EXERCISE OBJECTIVE: Repeat the listing exactly as given, omitting every image.

• • •

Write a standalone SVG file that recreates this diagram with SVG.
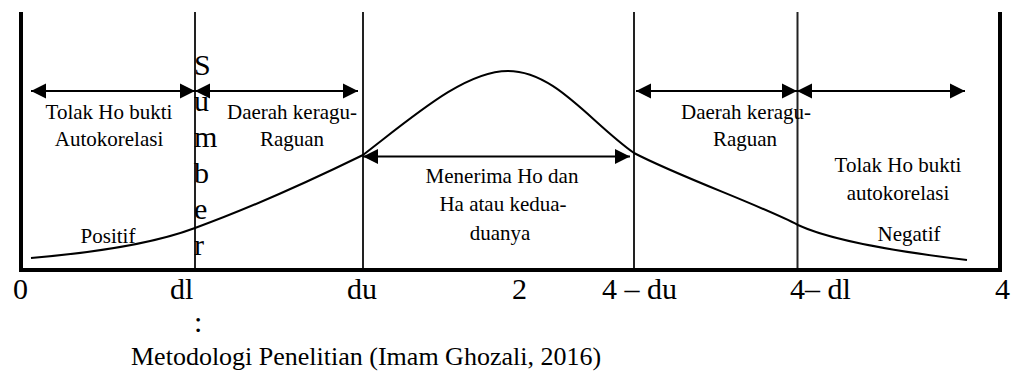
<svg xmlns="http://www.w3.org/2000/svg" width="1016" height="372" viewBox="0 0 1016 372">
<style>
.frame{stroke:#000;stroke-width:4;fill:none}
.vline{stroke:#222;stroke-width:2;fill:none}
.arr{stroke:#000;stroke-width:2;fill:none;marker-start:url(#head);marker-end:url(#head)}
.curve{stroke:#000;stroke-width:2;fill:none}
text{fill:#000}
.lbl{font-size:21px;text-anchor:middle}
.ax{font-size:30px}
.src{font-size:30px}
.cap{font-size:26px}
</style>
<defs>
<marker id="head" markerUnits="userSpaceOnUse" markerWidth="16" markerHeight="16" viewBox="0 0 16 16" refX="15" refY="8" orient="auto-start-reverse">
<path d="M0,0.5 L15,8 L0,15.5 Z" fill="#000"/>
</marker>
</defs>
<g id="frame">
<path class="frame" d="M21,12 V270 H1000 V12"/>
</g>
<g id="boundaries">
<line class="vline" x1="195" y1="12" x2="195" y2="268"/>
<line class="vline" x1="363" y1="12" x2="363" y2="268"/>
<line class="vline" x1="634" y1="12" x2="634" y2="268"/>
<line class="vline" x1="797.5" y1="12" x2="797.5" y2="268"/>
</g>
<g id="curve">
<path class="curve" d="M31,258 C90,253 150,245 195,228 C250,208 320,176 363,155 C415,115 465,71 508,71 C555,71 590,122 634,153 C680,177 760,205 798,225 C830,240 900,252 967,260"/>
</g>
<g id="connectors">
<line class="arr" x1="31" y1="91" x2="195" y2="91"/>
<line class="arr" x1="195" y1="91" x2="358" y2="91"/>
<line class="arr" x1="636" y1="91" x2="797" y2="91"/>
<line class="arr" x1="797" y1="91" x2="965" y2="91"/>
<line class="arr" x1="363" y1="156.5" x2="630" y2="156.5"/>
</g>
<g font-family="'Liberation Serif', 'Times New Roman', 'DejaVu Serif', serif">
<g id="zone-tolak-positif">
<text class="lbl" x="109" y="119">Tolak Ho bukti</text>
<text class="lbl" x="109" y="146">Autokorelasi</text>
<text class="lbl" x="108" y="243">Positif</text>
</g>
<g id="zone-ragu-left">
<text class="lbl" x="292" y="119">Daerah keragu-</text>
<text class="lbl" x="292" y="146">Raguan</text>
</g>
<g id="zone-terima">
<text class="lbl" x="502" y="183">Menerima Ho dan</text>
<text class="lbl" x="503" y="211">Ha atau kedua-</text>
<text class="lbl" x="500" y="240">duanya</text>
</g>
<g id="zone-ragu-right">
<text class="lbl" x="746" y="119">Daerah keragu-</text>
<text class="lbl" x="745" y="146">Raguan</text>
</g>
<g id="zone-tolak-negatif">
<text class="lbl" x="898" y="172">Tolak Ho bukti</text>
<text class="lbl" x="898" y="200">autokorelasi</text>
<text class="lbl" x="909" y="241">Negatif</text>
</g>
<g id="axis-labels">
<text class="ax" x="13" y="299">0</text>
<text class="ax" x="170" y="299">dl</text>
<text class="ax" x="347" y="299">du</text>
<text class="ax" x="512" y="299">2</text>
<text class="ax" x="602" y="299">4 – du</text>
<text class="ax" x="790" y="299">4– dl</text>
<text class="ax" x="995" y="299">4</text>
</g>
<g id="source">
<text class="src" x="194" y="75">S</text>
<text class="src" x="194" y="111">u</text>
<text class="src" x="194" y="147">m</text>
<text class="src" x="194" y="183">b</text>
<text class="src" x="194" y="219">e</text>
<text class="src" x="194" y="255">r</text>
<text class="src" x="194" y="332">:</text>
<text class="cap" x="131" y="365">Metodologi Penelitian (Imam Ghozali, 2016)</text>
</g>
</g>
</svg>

• • •

ANSWER FOR THE TASK:
Write a standalone SVG file that recreates this diagram with SVG.
<svg xmlns="http://www.w3.org/2000/svg" width="1016" height="372" viewBox="0 0 1016 372">
<style>
.frame{stroke:#000;stroke-width:4;fill:none}
.vline{stroke:#222;stroke-width:2;fill:none}
.arr{stroke:#000;stroke-width:2;fill:none;marker-start:url(#head);marker-end:url(#head)}
.curve{stroke:#000;stroke-width:2;fill:none}
text{fill:#000}
.lbl{font-size:21px;text-anchor:middle}
.ax{font-size:30px}
.src{font-size:30px}
.cap{font-size:26px}
</style>
<defs>
<marker id="head" markerUnits="userSpaceOnUse" markerWidth="16" markerHeight="16" viewBox="0 0 16 16" refX="15" refY="8" orient="auto-start-reverse">
<path d="M0,0.5 L15,8 L0,15.5 Z" fill="#000"/>
</marker>
</defs>
<g id="frame">
<path class="frame" d="M21,12 V270 H1000 V12"/>
</g>
<g id="boundaries">
<line class="vline" x1="195" y1="12" x2="195" y2="268"/>
<line class="vline" x1="363" y1="12" x2="363" y2="268"/>
<line class="vline" x1="634" y1="12" x2="634" y2="268"/>
<line class="vline" x1="797.5" y1="12" x2="797.5" y2="268"/>
</g>
<g id="curve">
<path class="curve" d="M31,258 C90,253 150,245 195,228 C250,208 320,176 363,155 C415,115 465,71 508,71 C555,71 590,122 634,153 C680,177 760,205 798,225 C830,240 900,252 967,260"/>
</g>
<g id="connectors">
<line class="arr" x1="31" y1="91" x2="195" y2="91"/>
<line class="arr" x1="195" y1="91" x2="358" y2="91"/>
<line class="arr" x1="636" y1="91" x2="797" y2="91"/>
<line class="arr" x1="797" y1="91" x2="965" y2="91"/>
<line class="arr" x1="363" y1="156.5" x2="630" y2="156.5"/>
</g>
<g font-family="'Liberation Serif', 'Times New Roman', 'DejaVu Serif', serif">
<g id="zone-tolak-positif">
<text class="lbl" x="109" y="119">Tolak Ho bukti</text>
<text class="lbl" x="109" y="146">Autokorelasi</text>
<text class="lbl" x="108" y="243">Positif</text>
</g>
<g id="zone-ragu-left">
<text class="lbl" x="292" y="119">Daerah keragu-</text>
<text class="lbl" x="292" y="146">Raguan</text>
</g>
<g id="zone-terima">
<text class="lbl" x="502" y="183">Menerima Ho dan</text>
<text class="lbl" x="503" y="211">Ha atau kedua-</text>
<text class="lbl" x="500" y="240">duanya</text>
</g>
<g id="zone-ragu-right">
<text class="lbl" x="746" y="119">Daerah keragu-</text>
<text class="lbl" x="745" y="146">Raguan</text>
</g>
<g id="zone-tolak-negatif">
<text class="lbl" x="898" y="172">Tolak Ho bukti</text>
<text class="lbl" x="898" y="200">autokorelasi</text>
<text class="lbl" x="909" y="241">Negatif</text>
</g>
<g id="axis-labels">
<text class="ax" x="13" y="299">0</text>
<text class="ax" x="170" y="299">dl</text>
<text class="ax" x="347" y="299">du</text>
<text class="ax" x="512" y="299">2</text>
<text class="ax" x="602" y="299">4 – du</text>
<text class="ax" x="790" y="299">4– dl</text>
<text class="ax" x="995" y="299">4</text>
</g>
<g id="source">
<text class="src" x="194" y="75">S</text>
<text class="src" x="194" y="111">u</text>
<text class="src" x="194" y="147">m</text>
<text class="src" x="194" y="183">b</text>
<text class="src" x="194" y="219">e</text>
<text class="src" x="194" y="255">r</text>
<text class="src" x="194" y="332">:</text>
<text class="cap" x="131" y="365">Metodologi Penelitian (Imam Ghozali, 2016)</text>
</g>
</g>
</svg>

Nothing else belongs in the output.